Zain KSA reported a broadly in-line set of Q3 21 results, with a net income increasing marginally by 0.4% yoy (+45.0% qoq) to SAR60.4mn. This compares to the SNB Capital estimates of SAR56.8mn and is significantly higher than consensus estimates of SAR46.3mn. We believe the variance is mainly driven by improved operational efficiencies as opex-to-sales stood at 22.1% vs our estimate of 25.6%. Zain’s revenue increased by 2.9% yoy (+4.6% qoq) to SAR2.0bn driven by growth in B2B and 5G revenues and was in-line with our estimate,

  • Revenues increased 2.9% yoy (+4.6% qoq) to SAR2.0bn, in-line with our estimate. The growth is mainly driven by B2B and 5G revenues. We note that Zain’s revenue growth is lower than the growth reported by other operators such as STC (+5.7% yoy) and Mobily (+7.5% yoy), which might indicate a change in market share.

  • Growth in revenue across the operators reflects the increase in the overall mobile subscribers in Saudi. According to CITC Q2 21 data, mobile telecom service subscribers in Saudi grew by 6.9% yoy to reach 47.16mn with a penetration rate of 134.7%.

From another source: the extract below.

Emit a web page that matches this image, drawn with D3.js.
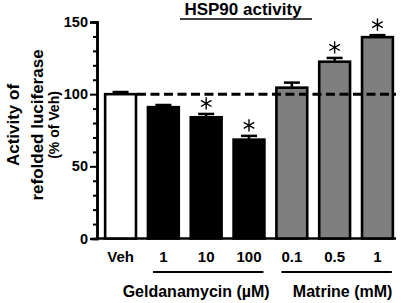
<!DOCTYPE html>
<html>
<head>
<meta charset="utf-8">
<script src="https://cdn.jsdelivr.net/npm/d3@7"></script>
<style>
  body { margin: 0; background: #fff; }
  text { font-family: Arial, "Liberation Sans", sans-serif; font-weight: bold; }
</style>
</head>
<body>
<div id="chart"></div>
<script>
// data
var labels = ["Veh", "1", "10", "100", "0.1", "0.5", "1"];
var groups = ["veh", "gel", "gel", "gel", "mat", "mat", "mat"];
var values = [100, 91, 84, 68.5, 104.5, 122.5, 139.5];
var errors = [1.5, 1.5, 2.3, 2.6, 3.5, 2.6, 1.4];
var signif = [false, false, true, true, false, true, true];
var yTicks = [0, 50, 100, 150];

var fills = {veh: "#ffffff", gel: "#000000", mat: "#7f7f7f"};

var width = 404, height = 303;
var margin = {top: 22, right: 7, bottom: 64.5, left: 97};
var w = width - margin.left - margin.right,
    h = height - margin.top - margin.bottom;

var svg = d3.select("#chart")
  .append("svg")
    .attr("width", width)
    .attr("height", height)
  .append("g")
    .attr("transform", "translate(" + margin.left + "," + margin.top + ")");

var y = d3.scaleLinear()
    .domain([0, 150])
    .range([h, 0]);

var x = d3.scaleBand()
    .domain(d3.range(labels.length))
    .range([6, w - 2])
    .paddingInner(0.28)
    .paddingOuter(0.05);

// y axis with minor ticks
var yAxis = svg.append("g")
    .call(d3.axisLeft(y).tickValues(yTicks).tickSize(7).tickPadding(2));
svg.append("g")
    .call(d3.axisLeft(y).tickValues(d3.range(0, 151, 10).filter(d => d % 50)).tickSize(4).tickFormat(""));
svg.selectAll(".domain").attr("stroke-width", 2.5);
svg.selectAll(".tick line").attr("stroke-width", 2);
yAxis.selectAll("text").style("font-size", "14.5px").attr("fill", "#000");

// x axis line
svg.append("line")
    .attr("x1", 0).attr("x2", w - 1)
    .attr("y1", h).attr("y2", h)
    .attr("stroke", "#000").attr("stroke-width", 2.5);

// bars
svg.selectAll("rect.bar")
  .data(values)
  .enter().append("rect")
    .attr("class", "bar")
    .attr("x", (d, i) => x(i))
    .attr("y", d => y(d))
    .attr("width", x.bandwidth())
    .attr("height", d => h - y(d))
    .attr("fill", (d, i) => fills[groups[i]])
    .attr("stroke", "#000")
    .attr("stroke-width", 2.6);

// error bars (upper only)
var eb = svg.selectAll("g.err")
  .data(values)
  .enter().append("g");
eb.append("line")
    .attr("x1", (d, i) => x(i) + x.bandwidth() / 2)
    .attr("x2", (d, i) => x(i) + x.bandwidth() / 2)
    .attr("y1", d => y(d))
    .attr("y2", (d, i) => y(d + errors[i]))
    .attr("stroke", "#000").attr("stroke-width", 2.5);
eb.append("line")
    .attr("x1", (d, i) => x(i) + x.bandwidth() / 2 - 8)
    .attr("x2", (d, i) => x(i) + x.bandwidth() / 2 + 8)
    .attr("y1", (d, i) => y(d + errors[i]))
    .attr("y2", (d, i) => y(d + errors[i]))
    .attr("stroke", "#000").attr("stroke-width", 2.5);

// reference line at 100
svg.append("line")
    .attr("x1", x(0) + x.bandwidth() + 1)
    .attr("x2", w - 1)
    .attr("y1", y(100)).attr("y2", y(100))
    .attr("stroke", "#000").attr("stroke-width", 3)
    .attr("stroke-dasharray", "9,4.5");

// asterisks
var star = d3.symbol().type(d3.symbolAsterisk).size(105);
svg.selectAll("path.star")
  .data(values.map((v, i) => ({v: v, i: i})).filter(d => signif[d.i]))
  .enter().append("path")
    .attr("transform", d => "translate(" + (x(d.i) + x.bandwidth() / 2) + "," + (y(d.v + errors[d.i]) - 10.5) + ")")
    .attr("d", star)
    .attr("fill", "none")
    .attr("stroke", "#000")
    .attr("stroke-width", 1.4);

// category labels
svg.selectAll("text.cat")
  .data(labels)
  .enter().append("text")
    .attr("x", (d, i) => x(i) + x.bandwidth() / 2)
    .attr("y", h + 23)
    .attr("text-anchor", "middle")
    .style("font-size", "15px")
    .text(d => d);

// group brackets
var brackets = [
  {name: "Geldanamycin (\u00b5M)", from: 1, to: 3, dx: -10},
  {name: "Matrine (mM)", from: 4, to: 6, dx: 8}
];
brackets.forEach(function(b) {
  var x1 = x(b.from) + 5, x2 = x(b.to) + x.bandwidth() - 1;
  svg.append("line")
      .attr("x1", x1).attr("x2", x2)
      .attr("y1", h + 33.5).attr("y2", h + 33.5)
      .attr("stroke", "#000").attr("stroke-width", 2);
  svg.append("text")
      .attr("x", (x(b.from) + x(b.to) + x.bandwidth()) / 2 + b.dx)
      .attr("y", h + 58)
      .attr("text-anchor", "middle")
      .style("font-size", "16px")
      .text(b.name);
});

// title
svg.append("text")
    .attr("x", 146)
    .attr("y", -7)
    .attr("text-anchor", "middle")
    .style("font-size", "17px")
    .text("HSP90 activity");
svg.append("line")
    .attr("x1", 83).attr("x2", 215)
    .attr("y1", -3).attr("y2", -3)
    .attr("stroke", "#000").attr("stroke-width", 1.5);

// y label
var yl = svg.append("text")
    .attr("transform", "translate(" + (-margin.left) + "," + (125 - margin.top) + ") rotate(-90)")
    .attr("text-anchor", "middle");
yl.append("tspan").attr("x", 0).attr("y", 19).style("font-size", "17px").text("Activity of");
yl.append("tspan").attr("x", 0).attr("y", 43).style("font-size", "17px").text("refolded luciferase");
yl.append("tspan").attr("x", 0).attr("y", 59).style("font-size", "14px").text("(% of Veh)");
</script>
</body>
</html>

  • Gross margin stood at 62.7% vs our estimates of 64.8% and Q3 20 margin of 65.7%. In Q3 21, cost of revenue increased by SAR78mn (11.8% yoy) due to the provision released and the gain of MFA modification booked in Q3 20.

  • EBITDA stood at SAR806mn in Q3 21, up 5.1% yoy (+5.3 qoq) and was broadly in-line with our estimates. EBITDA margin was 40.6% vs our estimates of 39.2% and 39.8%. SG&A expenses stood at SAR438mn, lower than our estimates of SAR504mn. SG&A/sales was 22.1%, versus our estimates of 25.6% and 25.9% in Q3 20. Depreciation was at SAR618mn vs our estimates of SAR612mn and SAR628mn in Q3 20.

  • Finance charges decreased by SAR89mn in Q3 21 as compared to Q3 20 to SAR128mn due to a reduction of debt. Based on Q2 21, Zain’s debt stood at SAR5.8bn, reflecting a net debt/EBITDA level of 3.4x.

Outlook

We are Neutral on Zain with a PT of SAR13.6. The improvement in operating margins is the key positive of the results while the slower than peers growth in the top-line is a concern. The stock is currently trading at 2021f PE of 39.9x and EV/EBIDTA of 7.0x compared to the peer group average of 14.0x and 5.5x, respectively.